Otto ottosell at googlemail.com
Mon May 14 02:35:45 CDT 2007


Sarkozy and Me
By Mary Grabar
Sunday, May 13, 2007

(...)
 But then again the New York Times editors never have to worry about
such things as doing blue-collar work or sending their kids to violent
inner-city schools. In fact, they have a long tradition of publishing
contemplative pieces on rioting by literary luminaries like Thomas
Pynchon, who, in 1966, the year after the Watts riots, observed "white
culture," a "creepy world of precardiac Mustang drivers who scream
insults at one another only when the windows are up; of large
corporations where Niceguymanship is the standing order." We white
people are so darn repressed…so unlike those authentic black folks who
are much closer to nature and their primal, savage selves. Pynchon
here does a riff on Norman Mailer's 1957 The White Negro. Pynchon,
descendent of Puritans and scion of a family fortune, then goes on to
define the authentic black culture of Watts: "In terms of strict
reality, violence may be a means to getting money, for example, no
more dishonest than collecting exorbitant carrying charges from a
customer on relief, as white merchants here still do." In fact, "Far
from a sickness, violence may be an attempt to communicate, or to be
who you really are." Can't expect them to use linear language the way
white people do. Pynchon sums up his poetic reverie with, "As this
summer warms them up, last August's riot is being remembered less as
chaos and more as art. Some talk now of a balletic quality to it, a
coordinated and graceful drawing of cops away from the center of the
action, a scattering of The Man's power, either with real incidents or
false alarms." I imagine Buffy up in her mod Manhattan penthouse
saying to Chad, "Darling, you must read this! Maybe we can get our
chauffeur to drive us through Watts for a performance."

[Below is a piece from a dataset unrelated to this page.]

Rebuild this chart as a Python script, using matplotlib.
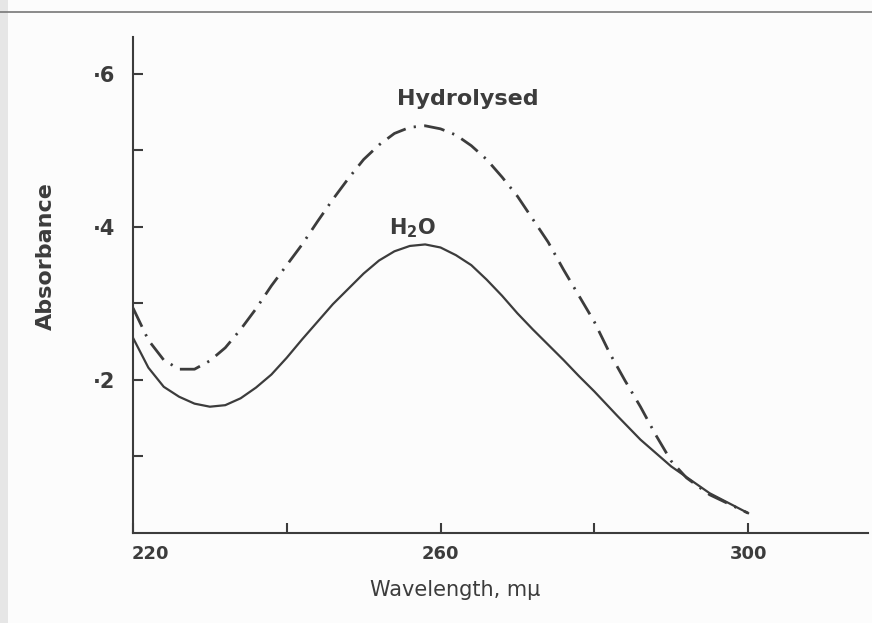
import matplotlib.pyplot as plt
from matplotlib.lines import Line2D
from matplotlib.patches import Rectangle
import matplotlib.transforms as mtransforms

# absorption spectra
wl_water = [220, 222, 224, 226, 228, 230, 232, 234, 236, 238, 240, 242, 244, 246, 248,
            250, 252, 254, 256, 258, 260, 262, 264, 266, 268, 270, 272, 274, 276, 278,
            280, 283, 286, 290, 295, 300]
abs_water = [0.255, 0.216, 0.191, 0.178, 0.169, 0.165, 0.167, 0.176, 0.190, 0.207, 0.229,
             0.253, 0.276, 0.299, 0.319, 0.339, 0.356, 0.368, 0.375, 0.377, 0.373, 0.363,
             0.350, 0.331, 0.310, 0.287, 0.266, 0.246, 0.226, 0.205, 0.185, 0.153, 0.122,
             0.087, 0.052, 0.026]

wl_hydrolysed = [220, 222, 224, 226, 228, 230, 232, 234, 236, 238, 240, 242, 244, 246, 248,
                 250, 252, 254, 256, 258, 260, 262, 264, 266, 268, 270, 272, 274, 276, 278,
                 280, 282, 284, 286, 288, 290, 292, 295, 300]
abs_hydrolysed = [0.294, 0.252, 0.226, 0.214, 0.214, 0.225, 0.242, 0.266, 0.293, 0.323, 0.350,
                  0.377, 0.407, 0.436, 0.463, 0.488, 0.507, 0.522, 0.530, 0.532, 0.528, 0.520,
                  0.506, 0.488, 0.465, 0.440, 0.410, 0.380, 0.344, 0.310, 0.276, 0.235, 0.199,
                  0.165, 0.128, 0.094, 0.072, 0.050, 0.026]

x_ticks = [220, 240, 260, 280, 300]
x_ticklabels = ['220', '', '260', '', '300']
y_ticks = [0.1, 0.2, 0.3, 0.4, 0.5, 0.6]
y_ticklabels = ['', '\u00b72', '', '\u00b74', '', '\u00b76']

ink = '#3c3c3c'

fig = plt.figure(figsize=(8.72, 6.23), dpi=100)
fig.patch.set_facecolor('#fcfcfc')
ax = fig.add_axes([133 / 872, 1 - 533 / 623, (868 - 133) / 872, (533 - 37) / 623])
ax.set_facecolor('none')

ax.plot(wl_water, abs_water, color=ink, lw=1.6, solid_joinstyle='round')
ax.plot(wl_hydrolysed, abs_hydrolysed, color=ink, lw=2.0,
        dashes=(7.5, 3, 0.8, 3))

ax.set_xlim(220, 315.6)
ax.set_ylim(0, 0.648)

for side in ('top', 'right'):
    ax.spines[side].set_visible(False)
for side in ('left', 'bottom'):
    ax.spines[side].set_color(ink)
    ax.spines[side].set_linewidth(1.5)

ax.set_xticks(x_ticks)
ax.set_xticklabels(x_ticklabels)
ax.set_yticks(y_ticks)
ax.set_yticklabels(y_ticklabels)
ax.tick_params(axis='both', direction='in', length=7, width=1.5, color=ink,
               labelcolor=ink)
ax.tick_params(axis='x', pad=8.4, labelsize=13)
ax.tick_params(axis='y', pad=13, labelsize=15)
for lab in ax.get_xticklabels() + ax.get_yticklabels():
    lab.set_fontweight('bold')
# the first wavelength label sits a little right of its tick
first = ax.get_xticklabels()[0]
first.set_transform(first.get_transform() +
                    mtransforms.ScaledTranslation(17 / 100, 0, fig.dpi_scale_trans))

ax.set_xlabel('Wavelength, m\u03bc', fontsize=15, color=ink)
ax.xaxis.set_label_coords((455 - 133) / (868 - 133), -(580 - 533) / (533 - 37))
ax.set_ylabel('Absorbance', fontsize=16, color=ink, fontweight='bold')
ax.yaxis.set_label_coords(-(133 - 56) / (868 - 133), (533 - 256) / (533 - 37))

ax.text(263.6, 0.567, 'Hydrolysed', fontsize=16, color=ink, fontweight='bold',
        ha='center', va='center')
ax.text(256.3, 0.398, 'H$_\\mathbf{2}$O', fontsize=15, color=ink, fontweight='bold',
        ha='center', va='center')

# scanned page edges
fig.add_artist(Line2D([0, 1], [1 - 12 / 623, 1 - 12 / 623], color='#777777', lw=1.2))
fig.add_artist(Rectangle((0, 0), 8 / 872, 1, color='#e6e6e6', lw=0))

fig.savefig('out.png', dpi=100, facecolor=fig.get_facecolor())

Pynchon is like the 25-year-old graduate student caught up in Marxist
theory while living off the largesse of his parents, whom he
indirectly indicts through his razing of all remnants of Western
civilization. I remember such a fellow MFA student expounding on
Marxism and writing a Whitman-esque ode to herself about shaking the
hand of a homeless man and giving him a few dollars.